## Instructions to follow
Retype only what runs from the beginning of the data through the line with "d3.scaleLinear().domain([-51.2, 52]).range([mBottom, mTop]);"; please omit the pictures and keep every line exact.
◇ ◇ ◇ ◇ ◇
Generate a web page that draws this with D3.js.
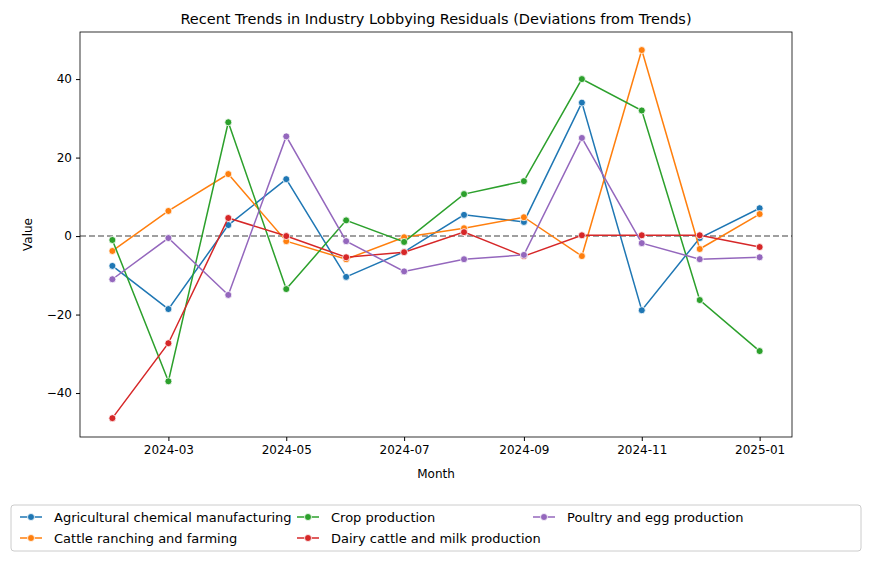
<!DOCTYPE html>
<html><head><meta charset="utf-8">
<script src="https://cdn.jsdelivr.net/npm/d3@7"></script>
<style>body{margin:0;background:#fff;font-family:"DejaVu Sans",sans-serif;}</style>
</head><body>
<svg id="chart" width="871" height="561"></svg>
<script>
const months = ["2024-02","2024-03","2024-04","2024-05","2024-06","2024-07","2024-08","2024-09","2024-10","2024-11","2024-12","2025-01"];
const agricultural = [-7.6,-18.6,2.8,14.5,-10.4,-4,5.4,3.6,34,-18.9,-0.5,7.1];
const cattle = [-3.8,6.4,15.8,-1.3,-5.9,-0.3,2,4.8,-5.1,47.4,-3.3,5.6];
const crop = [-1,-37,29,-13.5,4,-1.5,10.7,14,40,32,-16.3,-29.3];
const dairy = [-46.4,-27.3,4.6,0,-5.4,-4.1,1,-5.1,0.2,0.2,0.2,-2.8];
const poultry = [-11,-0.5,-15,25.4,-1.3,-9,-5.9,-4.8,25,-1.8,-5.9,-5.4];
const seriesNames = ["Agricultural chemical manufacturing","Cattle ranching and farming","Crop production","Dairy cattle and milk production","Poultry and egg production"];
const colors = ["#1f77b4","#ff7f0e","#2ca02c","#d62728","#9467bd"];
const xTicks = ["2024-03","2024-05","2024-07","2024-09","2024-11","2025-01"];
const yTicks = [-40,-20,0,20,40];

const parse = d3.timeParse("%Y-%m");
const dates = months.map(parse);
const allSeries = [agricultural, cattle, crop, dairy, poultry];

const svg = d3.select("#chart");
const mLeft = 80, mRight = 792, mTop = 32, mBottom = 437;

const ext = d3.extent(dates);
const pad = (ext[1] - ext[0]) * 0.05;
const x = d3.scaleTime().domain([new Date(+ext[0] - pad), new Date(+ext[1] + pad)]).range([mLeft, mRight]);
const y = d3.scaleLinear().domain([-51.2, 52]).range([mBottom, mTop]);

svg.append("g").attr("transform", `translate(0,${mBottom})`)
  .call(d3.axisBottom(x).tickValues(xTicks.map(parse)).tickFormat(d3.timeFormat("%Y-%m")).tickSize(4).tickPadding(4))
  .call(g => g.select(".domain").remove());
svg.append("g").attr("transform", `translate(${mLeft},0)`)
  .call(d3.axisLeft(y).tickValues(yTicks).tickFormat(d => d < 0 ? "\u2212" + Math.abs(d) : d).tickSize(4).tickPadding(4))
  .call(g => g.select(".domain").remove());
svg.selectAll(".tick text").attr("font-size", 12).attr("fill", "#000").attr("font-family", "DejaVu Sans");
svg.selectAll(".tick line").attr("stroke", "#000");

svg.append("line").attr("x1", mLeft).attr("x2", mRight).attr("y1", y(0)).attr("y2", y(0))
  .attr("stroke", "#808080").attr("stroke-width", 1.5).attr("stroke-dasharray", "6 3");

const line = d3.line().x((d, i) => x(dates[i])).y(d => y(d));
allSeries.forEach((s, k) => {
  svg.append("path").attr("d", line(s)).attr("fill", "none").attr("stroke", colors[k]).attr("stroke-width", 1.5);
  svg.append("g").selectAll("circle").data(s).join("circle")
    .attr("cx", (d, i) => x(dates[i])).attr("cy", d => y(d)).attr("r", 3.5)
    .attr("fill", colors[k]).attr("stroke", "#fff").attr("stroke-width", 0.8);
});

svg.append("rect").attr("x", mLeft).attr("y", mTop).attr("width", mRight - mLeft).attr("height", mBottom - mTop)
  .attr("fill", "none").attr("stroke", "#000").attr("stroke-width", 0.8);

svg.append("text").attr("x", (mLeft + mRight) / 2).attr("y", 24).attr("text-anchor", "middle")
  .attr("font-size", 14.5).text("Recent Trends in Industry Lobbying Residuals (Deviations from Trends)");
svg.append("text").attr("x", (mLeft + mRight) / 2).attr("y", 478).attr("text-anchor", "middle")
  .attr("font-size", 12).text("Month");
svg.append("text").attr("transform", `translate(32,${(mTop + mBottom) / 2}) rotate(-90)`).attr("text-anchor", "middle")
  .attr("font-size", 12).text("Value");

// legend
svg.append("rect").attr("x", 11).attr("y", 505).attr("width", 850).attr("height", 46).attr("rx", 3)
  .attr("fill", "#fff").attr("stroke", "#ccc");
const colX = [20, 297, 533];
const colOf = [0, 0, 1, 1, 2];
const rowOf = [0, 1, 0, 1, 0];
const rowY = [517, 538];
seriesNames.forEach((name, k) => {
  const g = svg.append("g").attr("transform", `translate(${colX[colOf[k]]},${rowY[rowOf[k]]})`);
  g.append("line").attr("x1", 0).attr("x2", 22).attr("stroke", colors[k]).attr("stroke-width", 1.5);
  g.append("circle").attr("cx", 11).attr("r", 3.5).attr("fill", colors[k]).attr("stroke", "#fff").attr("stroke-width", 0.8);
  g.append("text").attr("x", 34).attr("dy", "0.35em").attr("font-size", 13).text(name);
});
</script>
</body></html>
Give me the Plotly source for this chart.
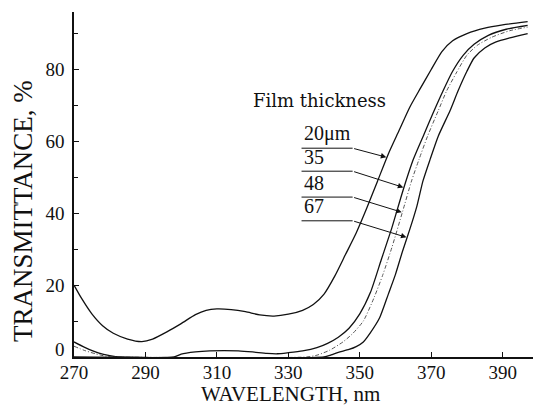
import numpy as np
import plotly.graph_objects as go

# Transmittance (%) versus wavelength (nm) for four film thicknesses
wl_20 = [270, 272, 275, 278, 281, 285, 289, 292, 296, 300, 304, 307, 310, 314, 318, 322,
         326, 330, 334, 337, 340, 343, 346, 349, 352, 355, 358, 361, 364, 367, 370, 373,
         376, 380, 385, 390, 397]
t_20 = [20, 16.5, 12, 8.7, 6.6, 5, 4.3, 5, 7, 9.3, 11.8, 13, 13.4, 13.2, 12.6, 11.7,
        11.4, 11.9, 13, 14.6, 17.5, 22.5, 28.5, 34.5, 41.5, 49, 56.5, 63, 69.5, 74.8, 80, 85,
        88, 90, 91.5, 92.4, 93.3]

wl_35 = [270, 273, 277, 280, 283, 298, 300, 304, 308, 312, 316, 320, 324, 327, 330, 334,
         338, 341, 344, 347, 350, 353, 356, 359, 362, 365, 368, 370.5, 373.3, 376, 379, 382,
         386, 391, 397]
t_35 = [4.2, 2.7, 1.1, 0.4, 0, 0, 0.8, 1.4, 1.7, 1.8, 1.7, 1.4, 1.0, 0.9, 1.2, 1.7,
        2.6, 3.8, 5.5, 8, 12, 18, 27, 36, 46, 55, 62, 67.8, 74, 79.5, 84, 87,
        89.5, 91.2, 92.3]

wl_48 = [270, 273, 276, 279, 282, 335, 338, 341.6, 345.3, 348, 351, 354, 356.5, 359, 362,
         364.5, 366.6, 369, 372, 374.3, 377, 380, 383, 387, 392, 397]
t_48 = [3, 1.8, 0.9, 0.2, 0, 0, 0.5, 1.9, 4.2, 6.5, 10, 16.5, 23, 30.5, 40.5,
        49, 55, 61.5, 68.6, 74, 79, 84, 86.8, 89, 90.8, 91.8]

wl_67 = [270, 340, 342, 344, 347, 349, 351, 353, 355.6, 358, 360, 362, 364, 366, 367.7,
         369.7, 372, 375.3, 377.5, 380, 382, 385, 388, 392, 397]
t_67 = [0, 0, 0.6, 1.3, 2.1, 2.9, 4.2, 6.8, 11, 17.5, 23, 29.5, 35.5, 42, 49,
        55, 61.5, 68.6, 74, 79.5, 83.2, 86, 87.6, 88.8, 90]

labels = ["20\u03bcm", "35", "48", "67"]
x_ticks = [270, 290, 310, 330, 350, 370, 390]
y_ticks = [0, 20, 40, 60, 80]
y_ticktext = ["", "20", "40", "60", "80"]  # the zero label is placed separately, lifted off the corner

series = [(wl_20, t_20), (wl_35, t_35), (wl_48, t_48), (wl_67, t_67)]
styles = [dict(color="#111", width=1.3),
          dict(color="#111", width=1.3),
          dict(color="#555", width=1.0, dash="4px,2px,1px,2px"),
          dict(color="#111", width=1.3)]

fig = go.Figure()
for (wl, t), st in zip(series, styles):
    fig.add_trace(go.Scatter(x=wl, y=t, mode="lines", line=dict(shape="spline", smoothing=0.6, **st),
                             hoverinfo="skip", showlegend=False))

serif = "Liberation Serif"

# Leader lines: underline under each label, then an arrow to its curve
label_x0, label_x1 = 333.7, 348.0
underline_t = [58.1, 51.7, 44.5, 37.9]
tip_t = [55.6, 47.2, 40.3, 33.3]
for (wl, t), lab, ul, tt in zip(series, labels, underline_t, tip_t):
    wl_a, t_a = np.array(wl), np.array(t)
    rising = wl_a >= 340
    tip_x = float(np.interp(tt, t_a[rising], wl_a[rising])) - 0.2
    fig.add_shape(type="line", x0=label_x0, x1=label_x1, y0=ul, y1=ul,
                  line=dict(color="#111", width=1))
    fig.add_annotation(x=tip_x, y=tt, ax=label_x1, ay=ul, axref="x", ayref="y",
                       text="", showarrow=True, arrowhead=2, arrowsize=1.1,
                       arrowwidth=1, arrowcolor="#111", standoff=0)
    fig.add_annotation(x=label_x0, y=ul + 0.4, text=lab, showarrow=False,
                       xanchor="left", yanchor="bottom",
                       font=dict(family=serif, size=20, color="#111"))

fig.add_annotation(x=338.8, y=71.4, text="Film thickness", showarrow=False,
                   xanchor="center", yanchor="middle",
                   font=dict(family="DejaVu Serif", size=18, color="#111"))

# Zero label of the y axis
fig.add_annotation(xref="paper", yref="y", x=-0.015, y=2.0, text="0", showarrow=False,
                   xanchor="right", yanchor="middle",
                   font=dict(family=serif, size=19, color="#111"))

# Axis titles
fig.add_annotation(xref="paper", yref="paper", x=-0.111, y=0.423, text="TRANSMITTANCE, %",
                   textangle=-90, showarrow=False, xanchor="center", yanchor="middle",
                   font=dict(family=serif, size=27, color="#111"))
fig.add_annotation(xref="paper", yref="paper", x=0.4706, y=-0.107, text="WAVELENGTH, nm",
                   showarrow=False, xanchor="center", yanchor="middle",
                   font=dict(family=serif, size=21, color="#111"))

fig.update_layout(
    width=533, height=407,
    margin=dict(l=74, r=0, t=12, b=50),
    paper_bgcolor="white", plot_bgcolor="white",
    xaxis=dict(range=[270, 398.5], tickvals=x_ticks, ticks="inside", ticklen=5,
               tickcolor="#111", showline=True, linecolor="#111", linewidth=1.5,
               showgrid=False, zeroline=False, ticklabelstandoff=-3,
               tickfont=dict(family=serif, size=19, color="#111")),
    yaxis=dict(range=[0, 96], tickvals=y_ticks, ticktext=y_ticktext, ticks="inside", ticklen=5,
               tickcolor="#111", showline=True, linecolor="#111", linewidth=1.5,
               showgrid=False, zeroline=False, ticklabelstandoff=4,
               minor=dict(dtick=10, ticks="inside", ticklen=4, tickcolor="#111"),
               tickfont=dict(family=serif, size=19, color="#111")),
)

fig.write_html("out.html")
◇ ◇ ◇ ◇ ◇
## Final answer
Generate a web page that draws this with D3.js.
<!DOCTYPE html>
<html><head><meta charset="utf-8">
<script src="https://cdn.jsdelivr.net/npm/d3@7"></script>
<style>body{margin:0;background:#fff;font-family:"DejaVu Sans",sans-serif;}</style>
</head><body>
<svg id="chart" width="871" height="561"></svg>
<script>
const months = ["2024-02","2024-03","2024-04","2024-05","2024-06","2024-07","2024-08","2024-09","2024-10","2024-11","2024-12","2025-01"];
const agricultural = [-7.6,-18.6,2.8,14.5,-10.4,-4,5.4,3.6,34,-18.9,-0.5,7.1];
const cattle = [-3.8,6.4,15.8,-1.3,-5.9,-0.3,2,4.8,-5.1,47.4,-3.3,5.6];
const crop = [-1,-37,29,-13.5,4,-1.5,10.7,14,40,32,-16.3,-29.3];
const dairy = [-46.4,-27.3,4.6,0,-5.4,-4.1,1,-5.1,0.2,0.2,0.2,-2.8];
const poultry = [-11,-0.5,-15,25.4,-1.3,-9,-5.9,-4.8,25,-1.8,-5.9,-5.4];
const seriesNames = ["Agricultural chemical manufacturing","Cattle ranching and farming","Crop production","Dairy cattle and milk production","Poultry and egg production"];
const colors = ["#1f77b4","#ff7f0e","#2ca02c","#d62728","#9467bd"];
const xTicks = ["2024-03","2024-05","2024-07","2024-09","2024-11","2025-01"];
const yTicks = [-40,-20,0,20,40];

const parse = d3.timeParse("%Y-%m");
const dates = months.map(parse);
const allSeries = [agricultural, cattle, crop, dairy, poultry];

const svg = d3.select("#chart");
const mLeft = 80, mRight = 792, mTop = 32, mBottom = 437;

const ext = d3.extent(dates);
const pad = (ext[1] - ext[0]) * 0.05;
const x = d3.scaleTime().domain([new Date(+ext[0] - pad), new Date(+ext[1] + pad)]).range([mLeft, mRight]);
const y = d3.scaleLinear().domain([-51.2, 52]).range([mBottom, mTop]);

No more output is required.